Exercise: Copy out the data exactly, leaving the pictures behind.

Material provided:
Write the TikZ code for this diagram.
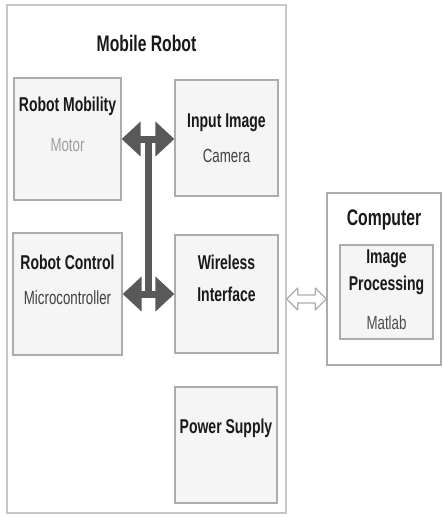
\documentclass[tikz,border=0pt]{standalone}
\usepackage{fontspec}
\setmainfont{Liberation Sans}[FakeStretch=0.7]
\usetikzlibrary{arrows.meta, calc}

\tikzset{
	outerbox/.style={shape=rectangle, draw=gray!45, line width=1.5pt, inner sep=0pt},
	blockbox/.style={shape=rectangle, draw=gray!65, fill=gray!8, line width=1.3pt, inner sep=0pt},
	headtext/.style={anchor=base, inner sep=0pt, text=black!90, font=\bfseries\fontsize{20}{24}\selectfont},
	subtext/.style={anchor=base, inner sep=0pt, font=\fontsize{19}{23}\selectfont},
	titletext/.style={anchor=base, inner sep=0pt, text=black!90, font=\bfseries\fontsize{22.5}{27}\selectfont},
	busline/.style={draw=black!65, line width=7pt},
	busarrow/.style={busline, {Triangle[length=19pt, width=34pt]}-{Triangle[length=19pt, width=34pt]}},
	hollowlink/.style={draw=gray!65, fill=white, line width=1.2pt, line join=round},
}

\begin{document}
\begin{tikzpicture}[x=1pt, y=-1pt]
	% Frame and boxes:
	\useasboundingbox (0, 0) rectangle (443, 517);

	\node[outerbox, minimum width=279pt, minimum height=508pt](robot) at (146.5, 259){};
	\node[blockbox, minimum width=107pt, minimum height=122pt](mob) at (67.5, 139){};
	\node[blockbox, minimum width=103pt, minimum height=116pt](cam) at (226.5, 138){};
	\node[blockbox, minimum width=109pt, minimum height=122pt](ctl) at (67.5, 294){};
	\node[blockbox, minimum width=103pt, minimum height=118pt](wif) at (226.5, 294){};
	\node[blockbox, minimum width=102pt, minimum height=116pt](pwr) at (226, 445){};
	\node[outerbox, draw=gray!65, minimum width=114pt, minimum height=172pt](comp) at (384, 279){};
	\node[blockbox, minimum width=93pt, minimum height=94pt](imp) at (386.5, 292){};

	% Texts:
	\node[titletext](robotT) at ([yshift=-47pt]robot.north){Mobile Robot};
	\node[headtext](mobT) at ([yshift=-34pt]mob.north){Robot Mobility};
	\node[subtext, text=gray!75](mobS) at ([yshift=-74pt]mob.north){Motor};
	\node[headtext](camT) at ([yshift=-48pt]cam.north){Input Image};
	\node[subtext, text=black!75](camS) at ([yshift=-83pt]cam.north){Camera};
	\node[headtext](ctlT) at ([yshift=-37pt]ctl.north){Robot Control};
	\node[subtext, text=black!75](ctlS) at ([yshift=-72pt]ctl.north){Microcontroller};
	\node[headtext](wifT) at ([yshift=-35pt]wif.north){Wireless};
	\node[headtext](wifS) at ([yshift=-67pt]wif.north){Interface};
	\node[headtext](pwrT) at ([yshift=-47pt]pwr.north){Power Supply};
	\node[titletext](compT) at ([yshift=-33pt]comp.north){Computer};
	\node[headtext](impT) at ([yshift=-19pt]imp.north){Image};
	\node[headtext](impU) at ([yshift=-46pt]imp.north){Processing};
	\node[subtext, text=black!70](impS) at ([yshift=-85pt]imp.north){Matlab};

	% Bus and links:
	\coordinate (bus) at ($(mob.east)!0.5!(mob.east -| cam.west)$);
	\fill[black!65] ($(bus)+(-3.5, 0)$) rectangle ($(bus |- ctl.east)+(3.5, 0)$);
	\draw[busarrow] (mob.east) -- (mob.east -| cam.west);
	\draw[busarrow] (ctl.east) -- (ctl.east -| wif.west);
	\coordinate (lk) at ([yshift=-5pt]wif.east);
	\coordinate (lkA) at (lk -| robot.east);
	\coordinate (lkB) at (lk -| comp.west);
	\draw[hollowlink] (lkA) -- ++(11, -11) -- ++(0, 7) -- ($(lkB)+(-11, -4)$) -- ++(0, -7) -- (lkB)
		-- ++(-11, 11) -- ++(0, -7) -- ($(lkA)+(11, 4)$) -- ++(0, 7) -- cycle;
\end{tikzpicture}
\end{document}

Exercise result:
Write the TikZ code for this diagram.
\documentclass[tikz,border=0pt]{standalone}
\usepackage{fontspec}
\setmainfont{Liberation Sans}[FakeStretch=0.7]
\usetikzlibrary{arrows.meta, calc}

\tikzset{
	outerbox/.style={shape=rectangle, draw=gray!45, line width=1.5pt, inner sep=0pt},
	blockbox/.style={shape=rectangle, draw=gray!65, fill=gray!8, line width=1.3pt, inner sep=0pt},
	headtext/.style={anchor=base, inner sep=0pt, text=black!90, font=\bfseries\fontsize{20}{24}\selectfont},
	subtext/.style={anchor=base, inner sep=0pt, font=\fontsize{19}{23}\selectfont},
	titletext/.style={anchor=base, inner sep=0pt, text=black!90, font=\bfseries\fontsize{22.5}{27}\selectfont},
	busline/.style={draw=black!65, line width=7pt},
	busarrow/.style={busline, {Triangle[length=19pt, width=34pt]}-{Triangle[length=19pt, width=34pt]}},
	hollowlink/.style={draw=gray!65, fill=white, line width=1.2pt, line join=round},
}

\begin{document}
\begin{tikzpicture}[x=1pt, y=-1pt]
	% Frame and boxes:
	\useasboundingbox (0, 0) rectangle (443, 517);

	\node[outerbox, minimum width=279pt, minimum height=508pt](robot) at (146.5, 259){};
	\node[blockbox, minimum width=107pt, minimum height=122pt](mob) at (67.5, 139){};
	\node[blockbox, minimum width=103pt, minimum height=116pt](cam) at (226.5, 138){};
	\node[blockbox, minimum width=109pt, minimum height=122pt](ctl) at (67.5, 294){};
	\node[blockbox, minimum width=103pt, minimum height=118pt](wif) at (226.5, 294){};
	\node[blockbox, minimum width=102pt, minimum height=116pt](pwr) at (226, 445){};
	\node[outerbox, draw=gray!65, minimum width=114pt, minimum height=172pt](comp) at (384, 279){};
	\node[blockbox, minimum width=93pt, minimum height=94pt](imp) at (386.5, 292){};

	% Texts:
	\node[titletext](robotT) at ([yshift=-47pt]robot.north){Mobile Robot};
	\node[headtext](mobT) at ([yshift=-34pt]mob.north){Robot Mobility};
	\node[subtext, text=gray!75](mobS) at ([yshift=-74pt]mob.north){Motor};
	\node[headtext](camT) at ([yshift=-48pt]cam.north){Input Image};
	\node[subtext, text=black!75](camS) at ([yshift=-83pt]cam.north){Camera};
	\node[headtext](ctlT) at ([yshift=-37pt]ctl.north){Robot Control};
	\node[subtext, text=black!75](ctlS) at ([yshift=-72pt]ctl.north){Microcontroller};
	\node[headtext](wifT) at ([yshift=-35pt]wif.north){Wireless};
	\node[headtext](wifS) at ([yshift=-67pt]wif.north){Interface};
	\node[headtext](pwrT) at ([yshift=-47pt]pwr.north){Power Supply};
	\node[titletext](compT) at ([yshift=-33pt]comp.north){Computer};
	\node[headtext](impT) at ([yshift=-19pt]imp.north){Image};
	\node[headtext](impU) at ([yshift=-46pt]imp.north){Processing};
	\node[subtext, text=black!70](impS) at ([yshift=-85pt]imp.north){Matlab};

	% Bus and links:
	\coordinate (bus) at ($(mob.east)!0.5!(mob.east -| cam.west)$);
	\fill[black!65] ($(bus)+(-3.5, 0)$) rectangle ($(bus |- ctl.east)+(3.5, 0)$);
	\draw[busarrow] (mob.east) -- (mob.east -| cam.west);
	\draw[busarrow] (ctl.east) -- (ctl.east -| wif.west);
	\coordinate (lk) at ([yshift=-5pt]wif.east);
	\coordinate (lkA) at (lk -| robot.east);
	\coordinate (lkB) at (lk -| comp.west);
	\draw[hollowlink] (lkA) -- ++(11, -11) -- ++(0, 7) -- ($(lkB)+(-11, -4)$) -- ++(0, -7) -- (lkB)
		-- ++(-11, 11) -- ++(0, -7) -- ($(lkA)+(11, 4)$) -- ++(0, 7) -- cycle;
\end{tikzpicture}
\end{document}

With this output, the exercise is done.